Sur le plan personnel, le jeune homme aurait pourtant
quelques raisons de se montrer amer. Enfant, il a connu les bombardements
américains sur Tripoli (en 1986) et, par la suite, les
terribles sanctions imposées à son pays par l'ONU
(1992-1999). Mais ce qu'il trouve peut-être le plus injuste,
c'est d'avoir été refusé par la plupart des
grandes universités occidentales. « Oui, je leur
en ai beaucoup voulu, a-t-il confié au quotidien The Guardian.
L'Occident a tout fait pour m'empêcher de faire des études.

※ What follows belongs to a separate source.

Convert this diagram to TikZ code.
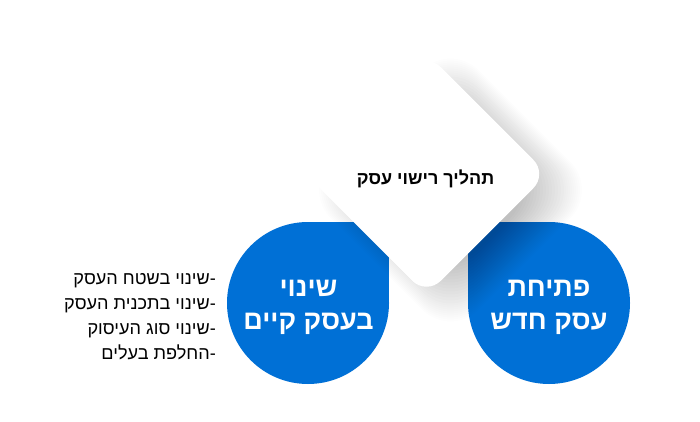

En France, au Canada, en Suisse ou en Australie, partout les autorisations
nécessaires m'ont été refusées sous
le seul prétexte que je suis le fils du colonel Kaddafi.
C'est de la discrimination pure et simple. Je ne suis pas rancunier,
mais je n'oublierai jamais la manière dont j'ai été
traité. Ces pays-là ne m'ont pas fait de cadeau
et je saurai m'en souvenir. »
Seïf el-Islam admet volontiers que les relations
de son pays avec l'Occident sont difficiles. Et que la politique
de son père n'y est pas pour rien. Dans les années
soixante-dix et quatre-vingt, le soutien apporté par la
Libye à des pays comme l'Afrique du Sud, l'Ouganda, le
Zimbabwe, la Namibie ou le Nicaragua lui a valu d'être considérée
comme un État terroriste par les Américains. «
Nous avons été en conflit avec le Nord et avec le
Sud, avec l'Est et avec l'Ouest, reconnaît-il. Cela n'a
pas été facile, mais c'est du passé. Désormais,
nous coopérons avec tous les pays occidentaux. Même
le Canada et les États-Unis sont prêts à engager
avec nous de nouvelles relations. Nous entrons dans une période
de détente. » Cette dernière phrase ressemble
presque à un programme politique.
Dans une lettre adressée, début mars, à Chas
Freeman Jr., un ancien secrétaire adjoint à la Défense
(1993-1994) qui préside aujourd'hui le Middle East Policy
Council, un cabinet de lobbying spécialisé dans
le Moyen-Orient, Seïf el-Islam propose aux États-Unis
de tourner définitivement la page du « terrorisme
libyen ». « Nous ne considérons plus votre
pays comme le Grand Satan, mais comme un Grand Frère, et
reconnaissons le rôle particulier que lui confère
son statut de superpuissance », écrit-il, avant de
souligner qu'« aucune action terroriste n'a été
imputée à la Libye » depuis 1990. C'est précisément
cette année-là que Seïf el-Islam a fait ses
premiers pas en politique. Coïncidence ? Peut-être.